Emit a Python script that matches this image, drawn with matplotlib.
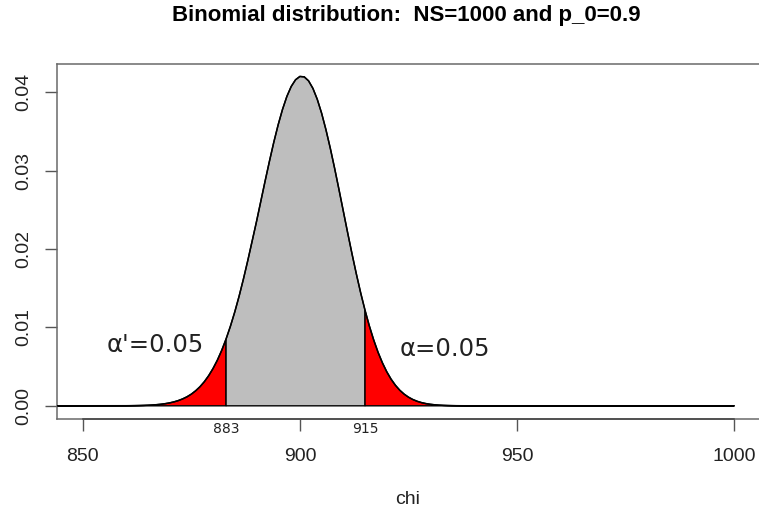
import matplotlib
matplotlib.use("Agg")
import matplotlib.pyplot as plt
import matplotlib.transforms as mtransforms

# ---- data (binomial pmf, NS=1000, p_0=0.9) ----
chi = list(range(860, 941))
pmf = [
    0.0000121, 0.0000178, 0.0000258, 0.0000371, 0.0000530, 0.0000749, 0.000105, 0.000146,
    0.000202, 0.000276, 0.000373, 0.000502, 0.000668, 0.000882, 0.00115, 0.00149,
    0.00192, 0.00244, 0.00308, 0.00385, 0.00476, 0.00583, 0.00708, 0.00852,
    0.01015, 0.01197, 0.01398, 0.01618, 0.01853, 0.02100, 0.02348, 0.02609,
    0.02870, 0.03123, 0.03365, 0.03586, 0.03782, 0.03947, 0.04074, 0.04160,
    0.04202,
    0.04197, 0.04146, 0.04050, 0.03911, 0.03734, 0.03523, 0.03287, 0.03030,
    0.02760, 0.02484, 0.02208, 0.01940, 0.01683, 0.01441, 0.01219, 0.01018,
    0.00840, 0.00683, 0.00549, 0.00435, 0.00340, 0.00262, 0.00199, 0.001495,
    0.001105, 0.000806, 0.000579, 0.000410, 0.000286, 0.000197, 0.000133, 0.0000885,
    0.0000580, 0.0000375, 0.0000238, 0.0000149, 0.0000092, 0.0000055, 0.0000033, 0.0000019,
]
chi_tail_lo, pmf_tail_lo = 840, 0.0
chi_tail_hi, pmf_tail_hi = 1000, 0.0
lower_crit = 883
upper_crit = 915
alpha_lo_label = "α'=0.05"
alpha_hi_label = "α=0.05"
alpha_lo_pos = (866.6, 0.0069)
alpha_hi_pos = (933.5, 0.00635)
xticks = [850, 900, 950, 1000]
yticks = [0.00, 0.01, 0.02, 0.03, 0.04]
title = "Binomial distribution:  NS=1000 and p_0=0.9"
xlabel = "chi"

# ---- figure ----
W, H = 759, 516
fig = plt.figure(figsize=(W / 100, H / 100), dpi=100)
ax_left, ax_right, ax_top, ax_bottom = 56.7, 760.2, 64.0, 419.3
ax = fig.add_axes([ax_left / W, (H - ax_bottom) / H,
                   (ax_right - ax_left) / W, (ax_bottom - ax_top) / H])

xs = [chi_tail_lo] + chi + [chi_tail_hi]
ys = [pmf_tail_lo] + pmf + [pmf_tail_hi]

def region(lo, hi):
    px = [x for x in xs if lo <= x <= hi]
    py = [y for x, y in zip(xs, ys) if lo <= x <= hi]
    return [px[0]] + px + [px[-1]], [0.0] + py + [0.0]

for (lo, hi), col in [((chi_tail_lo, lower_crit), "#ff0000"),
                      ((lower_crit, upper_crit), "#bebebe"),
                      ((upper_crit, chi_tail_hi), "#ff0000")]:
    rx, ry = region(lo, hi)
    ax.fill(rx, ry, facecolor=col, edgecolor="black", linewidth=1.0, zorder=2)

ax.plot(xs, ys, color="black", linewidth=1.1, zorder=3)

ax.set_xlim(844.0, 1006.0)
ax.set_ylim(-0.00172, 0.04361)

for s in ax.spines.values():
    s.set_color("#6a6a6a")
    s.set_linewidth(1.1)

trans = mtransforms.blended_transform_factory(ax.transData, ax.transAxes)
ax.plot([xticks[0], xticks[-1]], [0, 0], transform=trans, color="#444444",
        linewidth=1.1, clip_on=False, zorder=5)

ax.set_xticks(xticks)
ax.set_xticklabels([str(t) for t in xticks], fontsize=14, family="Liberation Sans")
ax.set_yticks(yticks)
ax.set_yticklabels([f"{t:.2f}" for t in yticks], fontsize=14, family="Liberation Sans",
                   rotation=90, va="center")
ax.tick_params(axis="both", direction="out", length=8.6, width=1.0, color="#555555",
               labelcolor="#222222")
ax.tick_params(axis="x", pad=12)
ax.tick_params(axis="y", pad=9)

for c in (lower_crit, upper_crit):
    ax.annotate(str(c), xy=(c, 0), xycoords=trans, xytext=(0, -9.65),
                textcoords="offset points", ha="center", va="baseline",
                fontsize=10, family="DejaVu Sans", color="#222222", annotation_clip=False)

ax.text(alpha_lo_pos[0], alpha_lo_pos[1], alpha_lo_label, fontsize=17.5,
        family="DejaVu Sans", ha="center", va="baseline", color="#222222")
ax.text(alpha_hi_pos[0], alpha_hi_pos[1], alpha_hi_label, fontsize=17.5,
        family="DejaVu Sans", ha="center", va="baseline", color="#222222")

fig.text(406 / W, 1 - 15 / H, title, fontsize=16, fontweight="bold",
         family="Liberation Sans", ha="center", va="center")
fig.text(408 / W, 1 - 500 / H, xlabel, fontsize=14, family="Liberation Sans",
         ha="center", va="center", color="#222222")

fig.savefig("out.png", dpi=100)
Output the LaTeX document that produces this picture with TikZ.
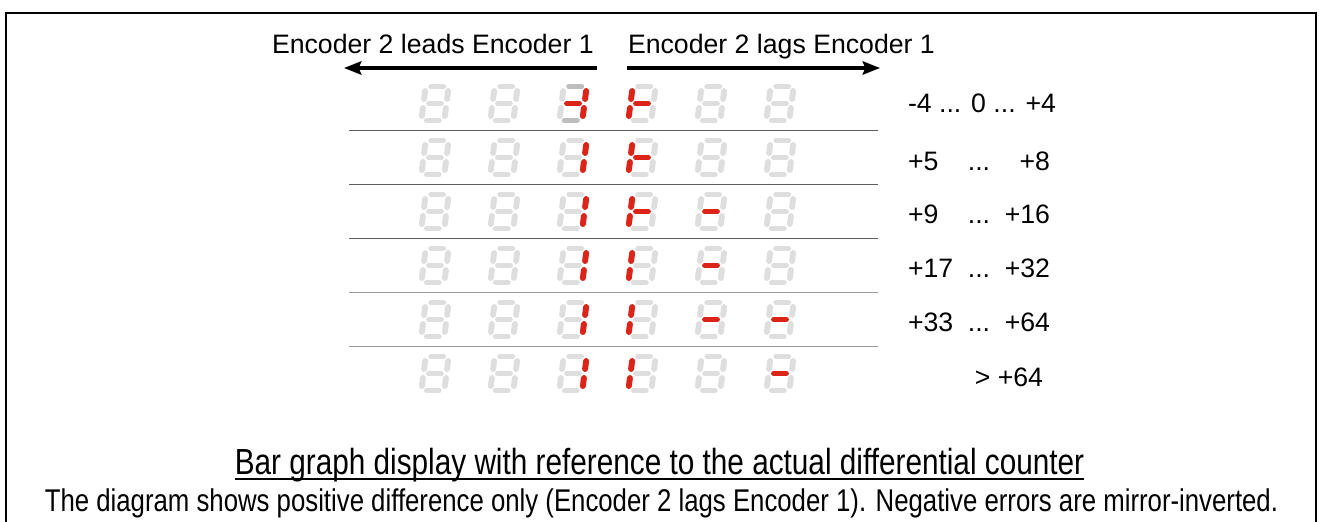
\documentclass[tikz,border=0pt]{standalone}
\usepackage{fontspec}
\setmainfont{Liberation Sans}
\newfontfamily\condfont[FakeStretch=0.82]{Liberation Sans}
\usepackage{graphicx}
\usetikzlibrary{arrows.meta}
\definecolor{segoffc}{HTML}{DEDEDE}
\definecolor{seglitc}{HTML}{DC2418}
\definecolor{segdimc}{HTML}{BEBEBE}
\definecolor{rulec}{HTML}{5E5E5E}
\definecolor{rulelightc}{HTML}{9A9A9A}
\tikzset{
  offseg/.style={draw=segoffc,line width=4.4pt,line cap=round},
  litseg/.style={draw=seglitc,line width=4.4pt,line cap=round},
  dimseg/.style={draw=segdimc,line width=4.4pt,line cap=round},
  lab/.style={inner sep=0pt,outer sep=0pt,font=\fontsize{20}{24}\selectfont},
  rowrule/.style={draw=rulec,line width=1.1pt},
  rowrulelight/.style={draw=rulelightc,line width=1.3pt},
  encarrow/.style={line width=2.3pt,-{Stealth[length=13pt,width=10pt,inset=2pt]}},
  outerframe/.style={line width=1.9pt}
}
\newcommand\SegA[1]{\path[#1] (-6,17)--(6,17);}
\newcommand\SegB[1]{\path[#1] (11.5,12.5)--(11.5,4.5);}
\newcommand\SegC[1]{\path[#1] (11.5,-4.5)--(11.5,-12.5);}
\newcommand\SegD[1]{\path[#1] (-6,-17)--(6,-17);}
\newcommand\SegE[1]{\path[#1] (-11.5,-4.5)--(-11.5,-12.5);}
\newcommand\SegF[1]{\path[#1] (-11.5,12.5)--(-11.5,4.5);}
\newcommand\SegG[1]{\path[#1] (-6,0)--(6,0);}
\newcommand\SevDigit[3]{%
  \begin{scope}[shift={(#1,#2)},x=0.75pt,y=0.75pt,xslant=0.13]
    \SegA{offseg}\SegB{offseg}\SegC{offseg}\SegD{offseg}%
    \SegE{offseg}\SegF{offseg}\SegG{offseg}%
    #3
  \end{scope}}
\newcommand\DigitRow[7]{%
  \SevDigit{435}{#1}{#2}\SevDigit{504}{#1}{#3}\SevDigit{573}{#1}{#4}%
  \SevDigit{642}{#1}{#5}\SevDigit{711}{#1}{#6}\SevDigit{780}{#1}{#7}}
\begin{document}
\begin{tikzpicture}[x=0.75pt,y=-0.75pt]
\useasboundingbox (0,0) rectangle (1319,521);
% frame
\draw[outerframe] (6,522) -- (6,13) -- (1316,13) -- (1316,522);
% headings and arrows
\node[lab,anchor=base west] (leads) at (272,53) {Encoder 2 leads Encoder 1};
\node[lab,anchor=base west] (lags) at (628,53) {Encoder 2 lags Encoder 1};
\coordinate (la0) at (597,68);
\coordinate (la1) at (344,68);
\coordinate (ra0) at (627,68);
\coordinate (ra1) at (880,68);
\draw[encarrow] (la0) -- (la1);
\draw[encarrow] (ra0) -- (ra1);
% row rules
\foreach \i in {0,1,2}
  \draw[rowrule] (349,{130.5+54*\i}) -- (878,{130.5+54*\i});
\foreach \i in {3,4}
  \draw[rowrulelight] (349,{130.5+54*\i}) -- (878,{130.5+54*\i});
% digits
\DigitRow{103.5}{}{}{\SegA{dimseg}\SegD{dimseg}\SegB{litseg}\SegC{litseg}\SegG{litseg}}{\SegF{litseg}\SegE{litseg}\SegG{litseg}}{}{}
\DigitRow{157.5}{}{}{\SegB{litseg}\SegC{litseg}}{\SegF{litseg}\SegE{litseg}\SegG{litseg}}{}{}
\DigitRow{211.5}{}{}{\SegB{litseg}\SegC{litseg}}{\SegF{litseg}\SegE{litseg}\SegG{litseg}}{\SegG{litseg}}{}
\DigitRow{265.5}{}{}{\SegB{litseg}\SegC{litseg}}{\SegF{litseg}\SegE{litseg}}{\SegG{litseg}}{}
\DigitRow{319.5}{}{}{\SegB{litseg}\SegC{litseg}}{\SegF{litseg}\SegE{litseg}}{\SegG{litseg}}{\SegG{litseg}}
\DigitRow{373.5}{}{}{\SegB{litseg}\SegC{litseg}}{\SegF{litseg}\SegE{litseg}}{}{\SegG{litseg}}
% ranges
\node[lab,anchor=base west] (r1) at (908,112) {-4 ... 0 ... +4};
\node[lab,anchor=base west] (r2a) at (908,170) {+5};
\node[lab,anchor=base] (r2b) at (979,170) {...};
\node[lab,anchor=base east] (r2c) at (1050,170) {+8};
\node[lab,anchor=base west] (r3a) at (908,223) {+9};
\node[lab,anchor=base] (r3b) at (979,223) {...};
\node[lab,anchor=base east] (r3c) at (1050,223) {+16};
\node[lab,anchor=base west] (r4a) at (908,277) {+17};
\node[lab,anchor=base] (r4b) at (979,277) {...};
\node[lab,anchor=base east] (r4c) at (1050,277) {+32};
\node[lab,anchor=base west] (r5a) at (908,331) {+33};
\node[lab,anchor=base] (r5b) at (979,331) {...};
\node[lab,anchor=base east] (r5c) at (1050,331) {+64};
\node[lab,anchor=base east] (r6) at (1043,386) {> +64};
% captions
\node[inner sep=0pt,anchor=base] (title) at (659.5,474)
  {\resizebox{637pt}{!}{\condfont\fontsize{24}{28}\selectfont Bar graph display with reference to the actual differential counter}};
\draw[line width=1.5pt] ([yshift=-4pt]title.base west) -- ([yshift=-4pt]title.base east);
\node[inner sep=0pt,anchor=base] (note) at (661.5,511)
  {\resizebox{925pt}{!}{\condfont\fontsize{24}{28}\selectfont The diagram shows positive difference only (Encoder 2 lags Encoder 1). Negative errors are mirror-inverted.}};
\end{tikzpicture}
\end{document}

▸ **Request**: Of the lines in the entries, how many include the word "that"? State only the number.

▸ **Task answer**: 2